All of the records below must be output exactly, with no pictures carried over.

========================================

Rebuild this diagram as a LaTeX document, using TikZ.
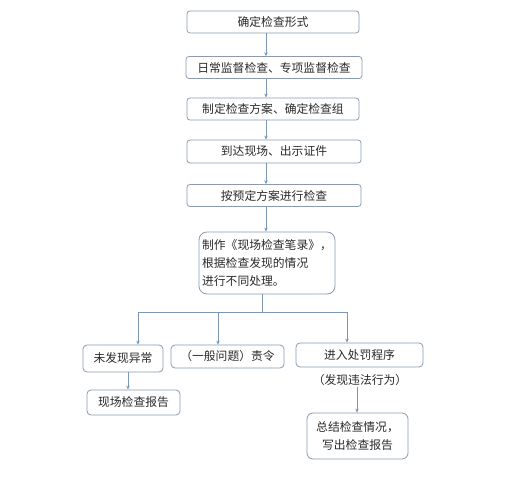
\documentclass[tikz,border=0pt]{standalone}
\usepackage{fontspec}
\setmainfont{Noto Sans CJK SC}
\usetikzlibrary{arrows.meta}
\definecolor{bord}{HTML}{8A9BB0}
\definecolor{arr}{HTML}{7C97B5}
\definecolor{txt}{HTML}{2A2A2A}
\tikzset{
  box/.style={draw=bord, line width=0.8pt, rounded corners=3pt, inner sep=0pt, text=txt, font=\fontsize{11.8}{18}\selectfont},
  conn/.style={draw=arr, line width=0.8pt, -{Stealth[length=4pt,width=3.5pt]}},
  plain/.style={draw=arr, line width=0.8pt}
}
\begin{document}
\begin{tikzpicture}[x=1pt,y=-1pt]
\useasboundingbox[fill=white] (0,0) rectangle (507,500);
\node[box, minimum width=172pt, minimum height=22pt] (b1) at (273,22) {确定检查形式};
\node[box, minimum width=176pt, minimum height=22pt] (b2) at (274,67.5) {日常监督检查、专项监督检查};
\node[box, minimum width=172pt, minimum height=22pt] (b3) at (273,109) {制定检查方案、确定检查组};
\node[box, minimum width=174pt, minimum height=23pt] (b4) at (274,151.5) {到达现场、出示证件};
\node[box, minimum width=174pt, minimum height=22pt] (b5) at (274,195.5) {按预定方案进行检查};
\node[box, rounded corners=8pt, minimum width=136pt, minimum height=62pt, align=left] (b6) at (267,263) {制作《现场检查笔录》，\\根据检查发现的情况\\进行不同处理。};
\node[box, rounded corners=4pt, minimum width=80pt, minimum height=27pt] (c1) at (123,358.5) {未发现异常};
\node[box, rounded corners=4pt, minimum width=113pt, minimum height=23pt] (c2) at (227.5,356.5) {（一般问题）责令};
\node[box, rounded corners=4pt, minimum width=127pt, minimum height=24pt] (c3) at (359.5,355) {进入处罚程序};
\node[text=txt, font=\fontsize{11.8}{14}\selectfont, inner sep=1pt] (lbl) at (360,380) {（发现违法行为）};
\node[box, rounded corners=4pt, minimum width=93pt, minimum height=25pt] (d1) at (133.5,402.5) {现场检查报告};
\node[box, rounded corners=6pt, minimum width=101pt, minimum height=46pt, align=center] (d2) at (357.5,436) {总结检查情况，\\写出检查报告};
\draw[conn] (b1.south -| 266,0) -- (b2.north -| 266,0);
\draw[conn] (b2.south -| 266,0) -- (b3.north -| 266,0);
\draw[conn] (b3.south -| 266,0) -- (b4.north -| 266,0);
\draw[conn] (b4.south -| 266,0) -- (b5.north -| 266,0);
\draw[conn] (b5.south -| 266,0) -- (b6.north -| 266,0);
\coordinate (hub) at (262,312);
\coordinate (hl) at (138,312);
\coordinate (hm) at (218,312);
\coordinate (hr) at (347,312);
\draw[plain] (b6.south -| hub) -- (hub);
\draw[plain] (hl) -- (hr);
\draw[conn] (hl) -- (c1.north -| hl);
\draw[conn] (hm) -- (c2.north -| hm);
\draw[conn] (hr) -- (c3.north -| hr);
\draw[conn] (c1.south -| 128,0) -- (d1.north -| 128,0);
\draw[conn] (lbl.south -| 357,0) -- (d2.north -| 357,0);
\end{tikzpicture}
\end{document}
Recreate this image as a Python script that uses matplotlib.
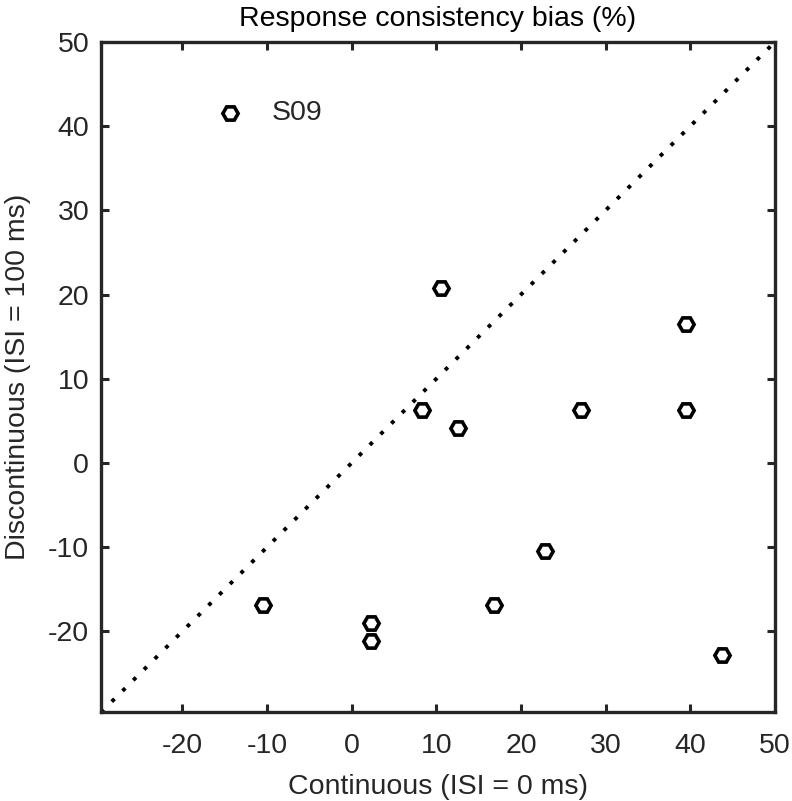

========================================

• **Answer to the exercise**:
Rebuild this diagram as a LaTeX document, using TikZ.
\documentclass[tikz,border=0pt]{standalone}
\usepackage{fontspec}
\setmainfont{Noto Sans CJK SC}
\usetikzlibrary{arrows.meta}
\definecolor{bord}{HTML}{8A9BB0}
\definecolor{arr}{HTML}{7C97B5}
\definecolor{txt}{HTML}{2A2A2A}
\tikzset{
  box/.style={draw=bord, line width=0.8pt, rounded corners=3pt, inner sep=0pt, text=txt, font=\fontsize{11.8}{18}\selectfont},
  conn/.style={draw=arr, line width=0.8pt, -{Stealth[length=4pt,width=3.5pt]}},
  plain/.style={draw=arr, line width=0.8pt}
}
\begin{document}
\begin{tikzpicture}[x=1pt,y=-1pt]
\useasboundingbox[fill=white] (0,0) rectangle (507,500);
\node[box, minimum width=172pt, minimum height=22pt] (b1) at (273,22) {确定检查形式};
\node[box, minimum width=176pt, minimum height=22pt] (b2) at (274,67.5) {日常监督检查、专项监督检查};
\node[box, minimum width=172pt, minimum height=22pt] (b3) at (273,109) {制定检查方案、确定检查组};
\node[box, minimum width=174pt, minimum height=23pt] (b4) at (274,151.5) {到达现场、出示证件};
\node[box, minimum width=174pt, minimum height=22pt] (b5) at (274,195.5) {按预定方案进行检查};
\node[box, rounded corners=8pt, minimum width=136pt, minimum height=62pt, align=left] (b6) at (267,263) {制作《现场检查笔录》，\\根据检查发现的情况\\进行不同处理。};
\node[box, rounded corners=4pt, minimum width=80pt, minimum height=27pt] (c1) at (123,358.5) {未发现异常};
\node[box, rounded corners=4pt, minimum width=113pt, minimum height=23pt] (c2) at (227.5,356.5) {（一般问题）责令};
\node[box, rounded corners=4pt, minimum width=127pt, minimum height=24pt] (c3) at (359.5,355) {进入处罚程序};
\node[text=txt, font=\fontsize{11.8}{14}\selectfont, inner sep=1pt] (lbl) at (360,380) {（发现违法行为）};
\node[box, rounded corners=4pt, minimum width=93pt, minimum height=25pt] (d1) at (133.5,402.5) {现场检查报告};
\node[box, rounded corners=6pt, minimum width=101pt, minimum height=46pt, align=center] (d2) at (357.5,436) {总结检查情况，\\写出检查报告};
\draw[conn] (b1.south -| 266,0) -- (b2.north -| 266,0);
\draw[conn] (b2.south -| 266,0) -- (b3.north -| 266,0);
\draw[conn] (b3.south -| 266,0) -- (b4.north -| 266,0);
\draw[conn] (b4.south -| 266,0) -- (b5.north -| 266,0);
\draw[conn] (b5.south -| 266,0) -- (b6.north -| 266,0);
\coordinate (hub) at (262,312);
\coordinate (hl) at (138,312);
\coordinate (hm) at (218,312);
\coordinate (hr) at (347,312);
\draw[plain] (b6.south -| hub) -- (hub);
\draw[plain] (hl) -- (hr);
\draw[conn] (hl) -- (c1.north -| hl);
\draw[conn] (hm) -- (c2.north -| hm);
\draw[conn] (hr) -- (c3.north -| hr);
\draw[conn] (c1.south -| 128,0) -- (d1.north -| 128,0);
\draw[conn] (lbl.south -| 357,0) -- (d2.north -| 357,0);
\end{tikzpicture}
\end{document}
Recreate this image as a Python script that uses matplotlib.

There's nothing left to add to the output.